--- BEGIN Given information ---
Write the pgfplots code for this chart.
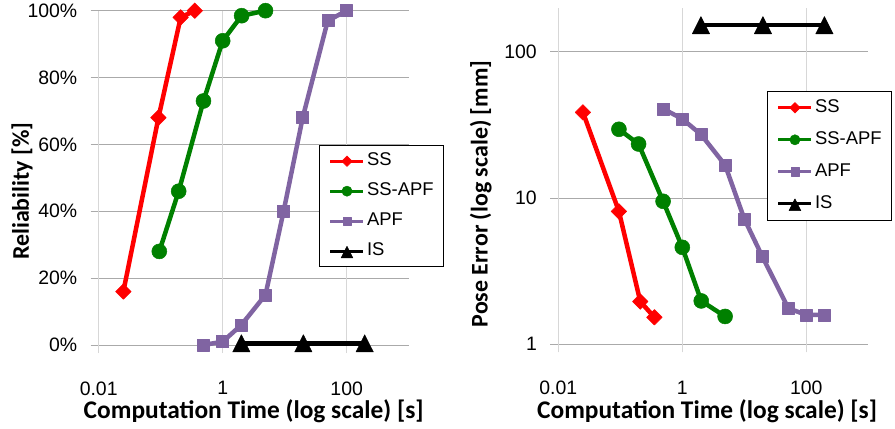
\documentclass[border=0pt]{standalone}
\usepackage{pgfplots}
\pgfplotsset{compat=1.18}
\usepackage{fontspec}
\setmainfont{Liberation Sans}
\newfontfamily\carlito{Carlito}
\definecolor{ssred}{RGB}{255,0,0}
\definecolor{ssgreen}{RGB}{0,128,0}
\definecolor{apfpurple}{RGB}{128,100,162}
\definecolor{gridh}{RGB}{170,170,170}
\definecolor{gridv}{RGB}{215,215,215}

\pgfplotsset{
  legend image code/.code={
    \draw[#1, line width=3.2bp] (0bp,0bp) -- (33bp,0bp);
    \draw[#1, every mark/.append style={scale=0.68}] plot coordinates {(16.5bp,0bp)};
  },
}

\begin{document}
\begin{tikzpicture}
\path[use as bounding box] (0,0) rectangle (895bp,429bp);
% ---------- Left: reliability ----------
\begin{axis}[
  width=310bp, scale only axis, clip=false,
  at={(98.7bp,84bp)}, anchor=south west, height=334.3bp,
  xmode=log, xmin=0.01, xmax=1000,
  xtick={0.01,1,100}, xticklabels={0.01,1,100},
  xminorticks=false, yminorticks=false,
  axis lines=left, axis line style={draw=none},
  tick align=outside, major tick length=8bp,
  xtick style={draw=gridv, line width=1bp},
  ytick style={draw=gridh, line width=1bp},
  ymajorgrids, major grid style={draw=gridh, line width=1bp},
  extra x ticks={0.01,1,100}, extra x tick labels={},
  extra x tick style={xmajorgrids=true, major grid style={draw=gridv, line width=1bp}, xticklabel={}},
  tick label style={font=\fontsize{19.5}{19.5}\selectfont},
  xticklabel style={yshift=-25bp},
  yticklabel style={xshift=-10bp},
  every axis x label/.style={at={(axis description cs:0.5,-0.2184)}, anchor=base, font=\carlito\bfseries\fontsize{25.5}{25.5}\selectfont},
  legend cell align=left,
  legend style={draw=black, line width=1.2bp, fill=white,
    font=\fontsize{18.5}{18.5}\selectfont,
    inner xsep=9bp, inner ysep=6bp, row sep=11bp, column sep=1bp,
    nodes={inner sep=1bp, text height=13bp, text depth=4bp},
    at={(axis description cs:0.7116,0.598)}, anchor=north west},
  ymin=0, ymax=100,
  ytick={0,20,40,60,80,100},
  yticklabels={0\%,20\%,40\%,60\%,80\%,100\%},
  xlabel={Computation Time (log scale) [s]},
  ylabel={Reliability [\%]},
  every axis y label/.style={at={(axis description cs:-0.2474,0.46)}, rotate=90, anchor=center, font=\carlito\bfseries\fontsize{24}{24}\selectfont},
]
\addplot[color=ssred, line width=4.5bp, line join=round, mark=square*, mark size=5.5bp, mark options={solid, rotate=45, line width=0.5bp, fill=ssred}]
  coordinates {(0.025,16) (0.092,68) (0.21,98) (0.355,100)};
\addlegendentry{SS}
\addplot[color=ssgreen, line width=4.5bp, line join=round, mark=*, mark size=7.5bp, mark options={solid, line width=0.5bp, fill=ssgreen}]
  coordinates {(0.095,28) (0.195,46) (0.49,73) (1,91) (2.02,98.5) (4.9,100)};
\addlegendentry{SS-APF}
\addplot[color=apfpurple, line width=4.5bp, line join=round, mark=square*, mark size=6bp, mark options={solid, line width=0.5bp, fill=apfpurple}]
  coordinates {(0.49,0) (1,1) (2,6) (4.9,15) (9.6,40) (19.5,68) (49.5,97) (100,100)};
\addlegendentry{APF}
\addplot[color=black, line width=4.5bp, line join=round, mark=triangle*, mark size=10bp, mark options={solid, yshift=-2.9bp, yscale=1.15, line width=0.5bp, fill=black}]
  coordinates {(2,0.5) (20,0.5) (195,0.5)};
\addlegendentry{IS}
\end{axis}
% ---------- Right: pose error ----------
\begin{axis}[
  width=310bp, scale only axis, clip=false,
  at={(558.3bp,84.7bp)}, anchor=south west, height=336.6bp,
  xmode=log, xmin=0.01, xmax=1000,
  xtick={0.01,1,100}, xticklabels={0.01,1,100},
  xminorticks=false, yminorticks=false,
  axis lines=left, axis line style={draw=none},
  tick align=outside, major tick length=8bp,
  xtick style={draw=gridv, line width=1bp},
  ytick style={draw=gridh, line width=1bp},
  ymajorgrids, major grid style={draw=gridh, line width=1bp},
  extra x ticks={0.01,1,100}, extra x tick labels={},
  extra x tick style={xmajorgrids=true, major grid style={draw=gridv, line width=1bp}, xticklabel={}},
  tick label style={font=\fontsize{19.5}{19.5}\selectfont},
  xticklabel style={yshift=-25bp},
  yticklabel style={xshift=-10bp},
  every axis x label/.style={at={(axis description cs:0.48,-0.219)}, anchor=base, font=\carlito\bfseries\fontsize{25.5}{25.5}\selectfont},
  legend cell align=left,
  legend style={draw=black, line width=1.2bp, fill=white,
    font=\fontsize{18.5}{18.5}\selectfont,
    inner xsep=9bp, inner ysep=7bp, row sep=13bp, column sep=1bp,
    nodes={inner sep=1bp, text height=13bp, text depth=4bp},
    at={(axis description cs:0.674,0.7534)}, anchor=north west},
  ymode=log, ymin=1, ymax=200,
  ytick={1,10,100}, yticklabels={1,10,100},
  xlabel={Computation Time (log scale) [s]},
  ylabel={Pose Error (log scale) [mm]},
  every axis y label/.style={at={(axis description cs:-0.25,0.4465)}, rotate=90, anchor=center, font=\carlito\bfseries\fontsize{24}{24}\selectfont},
]
\addplot[color=ssred, line width=4.5bp, line join=round, mark=square*, mark size=5.5bp, mark options={solid, rotate=45, line width=0.5bp, fill=ssred}]
  coordinates {(0.025,38.5) (0.095,8.1) (0.21,1.96) (0.355,1.53)};
\addlegendentry{SS}
\addplot[color=ssgreen, line width=4.5bp, line join=round, mark=*, mark size=7.5bp, mark options={solid, line width=0.5bp, fill=ssgreen}]
  coordinates {(0.095,29.5) (0.197,23.4) (0.49,9.5) (1,4.6) (2.02,1.98) (4.9,1.55)};
\addlegendentry{SS-APF}
\addplot[color=apfpurple, line width=4.5bp, line join=round, mark=square*, mark size=6bp, mark options={solid, line width=0.5bp, fill=apfpurple}]
  coordinates {(0.5,40.6) (1,34.7) (2,27.2) (4.9,16.8) (10,7.2) (19.6,3.97) (51.5,1.76) (100,1.59) (196,1.59)};
\addlegendentry{APF}
\addplot[color=black, line width=4.5bp, line join=round, mark=triangle*, mark size=10bp, mark options={solid, yshift=-2.9bp, yscale=1.15, line width=0.5bp, fill=black}]
  coordinates {(2,152) (20,152) (196,152)};
\addlegendentry{IS}
\end{axis}
\end{tikzpicture}
\end{document}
--- END Given information ---
## Task requirements
All of the lines above should be retyped precisely, apart from the pictures.

## Answer to the exercise
Write the pgfplots code for this chart.
\documentclass[border=0pt]{standalone}
\usepackage{pgfplots}
\pgfplotsset{compat=1.18}
\usepackage{fontspec}
\setmainfont{Liberation Sans}
\newfontfamily\carlito{Carlito}
\definecolor{ssred}{RGB}{255,0,0}
\definecolor{ssgreen}{RGB}{0,128,0}
\definecolor{apfpurple}{RGB}{128,100,162}
\definecolor{gridh}{RGB}{170,170,170}
\definecolor{gridv}{RGB}{215,215,215}

\pgfplotsset{
  legend image code/.code={
    \draw[#1, line width=3.2bp] (0bp,0bp) -- (33bp,0bp);
    \draw[#1, every mark/.append style={scale=0.68}] plot coordinates {(16.5bp,0bp)};
  },
}

\begin{document}
\begin{tikzpicture}
\path[use as bounding box] (0,0) rectangle (895bp,429bp);
% ---------- Left: reliability ----------
\begin{axis}[
  width=310bp, scale only axis, clip=false,
  at={(98.7bp,84bp)}, anchor=south west, height=334.3bp,
  xmode=log, xmin=0.01, xmax=1000,
  xtick={0.01,1,100}, xticklabels={0.01,1,100},
  xminorticks=false, yminorticks=false,
  axis lines=left, axis line style={draw=none},
  tick align=outside, major tick length=8bp,
  xtick style={draw=gridv, line width=1bp},
  ytick style={draw=gridh, line width=1bp},
  ymajorgrids, major grid style={draw=gridh, line width=1bp},
  extra x ticks={0.01,1,100}, extra x tick labels={},
  extra x tick style={xmajorgrids=true, major grid style={draw=gridv, line width=1bp}, xticklabel={}},
  tick label style={font=\fontsize{19.5}{19.5}\selectfont},
  xticklabel style={yshift=-25bp},
  yticklabel style={xshift=-10bp},
  every axis x label/.style={at={(axis description cs:0.5,-0.2184)}, anchor=base, font=\carlito\bfseries\fontsize{25.5}{25.5}\selectfont},
  legend cell align=left,
  legend style={draw=black, line width=1.2bp, fill=white,
    font=\fontsize{18.5}{18.5}\selectfont,
    inner xsep=9bp, inner ysep=6bp, row sep=11bp, column sep=1bp,
    nodes={inner sep=1bp, text height=13bp, text depth=4bp},
    at={(axis description cs:0.7116,0.598)}, anchor=north west},
  ymin=0, ymax=100,
  ytick={0,20,40,60,80,100},
  yticklabels={0\%,20\%,40\%,60\%,80\%,100\%},
  xlabel={Computation Time (log scale) [s]},
  ylabel={Reliability [\%]},
  every axis y label/.style={at={(axis description cs:-0.2474,0.46)}, rotate=90, anchor=center, font=\carlito\bfseries\fontsize{24}{24}\selectfont},
]
\addplot[color=ssred, line width=4.5bp, line join=round, mark=square*, mark size=5.5bp, mark options={solid, rotate=45, line width=0.5bp, fill=ssred}]
  coordinates {(0.025,16) (0.092,68) (0.21,98) (0.355,100)};
\addlegendentry{SS}
\addplot[color=ssgreen, line width=4.5bp, line join=round, mark=*, mark size=7.5bp, mark options={solid, line width=0.5bp, fill=ssgreen}]
  coordinates {(0.095,28) (0.195,46) (0.49,73) (1,91) (2.02,98.5) (4.9,100)};
\addlegendentry{SS-APF}
\addplot[color=apfpurple, line width=4.5bp, line join=round, mark=square*, mark size=6bp, mark options={solid, line width=0.5bp, fill=apfpurple}]
  coordinates {(0.49,0) (1,1) (2,6) (4.9,15) (9.6,40) (19.5,68) (49.5,97) (100,100)};
\addlegendentry{APF}
\addplot[color=black, line width=4.5bp, line join=round, mark=triangle*, mark size=10bp, mark options={solid, yshift=-2.9bp, yscale=1.15, line width=0.5bp, fill=black}]
  coordinates {(2,0.5) (20,0.5) (195,0.5)};
\addlegendentry{IS}
\end{axis}
% ---------- Right: pose error ----------
\begin{axis}[
  width=310bp, scale only axis, clip=false,
  at={(558.3bp,84.7bp)}, anchor=south west, height=336.6bp,
  xmode=log, xmin=0.01, xmax=1000,
  xtick={0.01,1,100}, xticklabels={0.01,1,100},
  xminorticks=false, yminorticks=false,
  axis lines=left, axis line style={draw=none},
  tick align=outside, major tick length=8bp,
  xtick style={draw=gridv, line width=1bp},
  ytick style={draw=gridh, line width=1bp},
  ymajorgrids, major grid style={draw=gridh, line width=1bp},
  extra x ticks={0.01,1,100}, extra x tick labels={},
  extra x tick style={xmajorgrids=true, major grid style={draw=gridv, line width=1bp}, xticklabel={}},
  tick label style={font=\fontsize{19.5}{19.5}\selectfont},
  xticklabel style={yshift=-25bp},
  yticklabel style={xshift=-10bp},
  every axis x label/.style={at={(axis description cs:0.48,-0.219)}, anchor=base, font=\carlito\bfseries\fontsize{25.5}{25.5}\selectfont},
  legend cell align=left,
  legend style={draw=black, line width=1.2bp, fill=white,
    font=\fontsize{18.5}{18.5}\selectfont,
    inner xsep=9bp, inner ysep=7bp, row sep=13bp, column sep=1bp,
    nodes={inner sep=1bp, text height=13bp, text depth=4bp},
    at={(axis description cs:0.674,0.7534)}, anchor=north west},
  ymode=log, ymin=1, ymax=200,
  ytick={1,10,100}, yticklabels={1,10,100},
  xlabel={Computation Time (log scale) [s]},
  ylabel={Pose Error (log scale) [mm]},
  every axis y label/.style={at={(axis description cs:-0.25,0.4465)}, rotate=90, anchor=center, font=\carlito\bfseries\fontsize{24}{24}\selectfont},
]
\addplot[color=ssred, line width=4.5bp, line join=round, mark=square*, mark size=5.5bp, mark options={solid, rotate=45, line width=0.5bp, fill=ssred}]
  coordinates {(0.025,38.5) (0.095,8.1) (0.21,1.96) (0.355,1.53)};
\addlegendentry{SS}
\addplot[color=ssgreen, line width=4.5bp, line join=round, mark=*, mark size=7.5bp, mark options={solid, line width=0.5bp, fill=ssgreen}]
  coordinates {(0.095,29.5) (0.197,23.4) (0.49,9.5) (1,4.6) (2.02,1.98) (4.9,1.55)};
\addlegendentry{SS-APF}
\addplot[color=apfpurple, line width=4.5bp, line join=round, mark=square*, mark size=6bp, mark options={solid, line width=0.5bp, fill=apfpurple}]
  coordinates {(0.5,40.6) (1,34.7) (2,27.2) (4.9,16.8) (10,7.2) (19.6,3.97) (51.5,1.76) (100,1.59) (196,1.59)};
\addlegendentry{APF}
\addplot[color=black, line width=4.5bp, line join=round, mark=triangle*, mark size=10bp, mark options={solid, yshift=-2.9bp, yscale=1.15, line width=0.5bp, fill=black}]
  coordinates {(2,152) (20,152) (196,152)};
\addlegendentry{IS}
\end{axis}
\end{tikzpicture}
\end{document}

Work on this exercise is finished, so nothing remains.